Since China joined the WTO in December 2001, the US has been able to resolve several trade disputes with Beijing through negotiation, such as lifting barriers to US cotton and soybean sales and opening China's market for US car finance companies.
Noet that this is a case for the semiconductor industry, they have clout on the hill because they are large capital intensive businesses. Countries also give tax incentives for outsourcers. We will not see the government go before the WTO for the average citizen who loses a job.
China wanted WTO membership badly, but they have to play by the rules.
The solution is not some "brave new world" but a return ti the national interest as it was practiced for most of our history.
Global economic integration is global plotical intergration.
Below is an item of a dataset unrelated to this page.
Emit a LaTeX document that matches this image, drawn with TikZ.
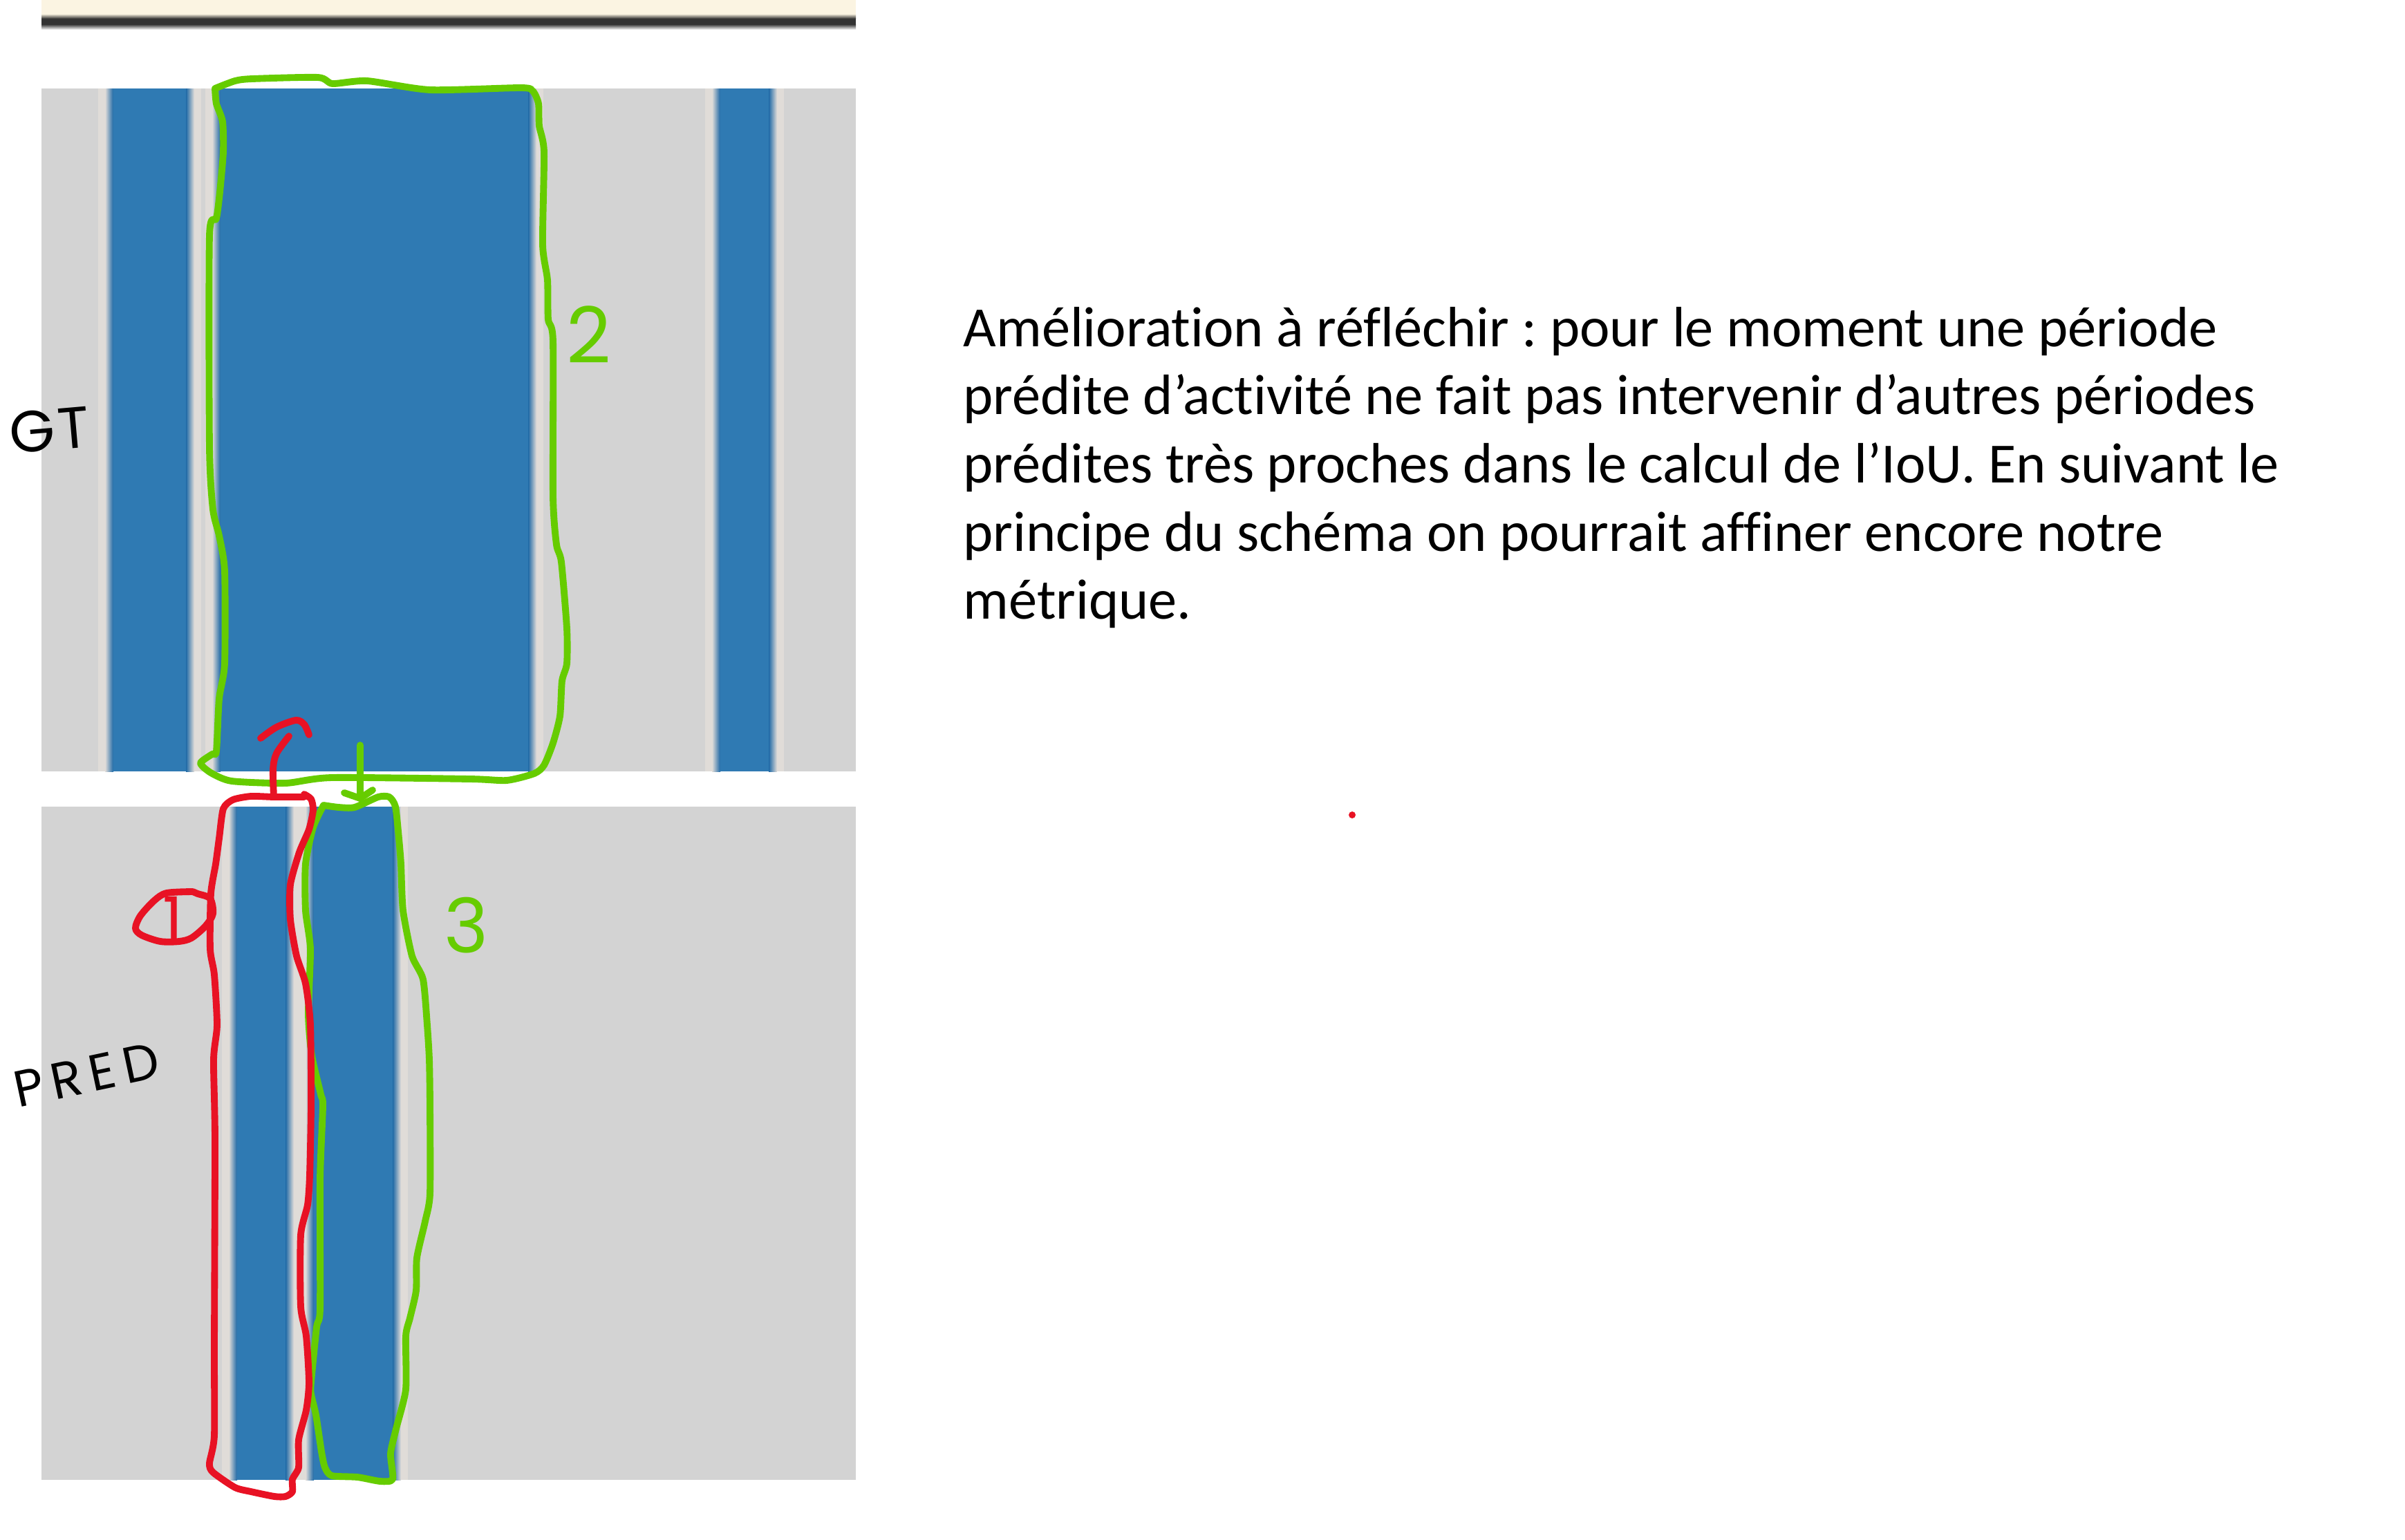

You have to remember, though, that this is one of those "world governing" bodies, which might as well read "anti-USA" bodies.
Is there any international organization that exists to the benefit of the USA? Maybe NATO?
If we won this it would cause a major restructuring of international tax practice in a way that profited the "developed" world and punish the "developing world." It will never happen, IMHO. We lost control of the WTO a long time ago. It is more harmful to us than the UN. We need to have foreign trade managed Through the WH, the Dept. of Commerce and the State Dept. not an international organization where others can regulate our economy.
I am not against Bush, but this case, like Powell's laughable presentation in India yesterday, is just election year window dressing.
The real issue is the fact that China requires US tech companies to set up R & D centers in China and transfer technology to a local Chinese "partner." The administration needs to just say no. They won't
If we would have done to the USSR what we are doing to China they would still be around. We are just creating a major competitor and global adversary.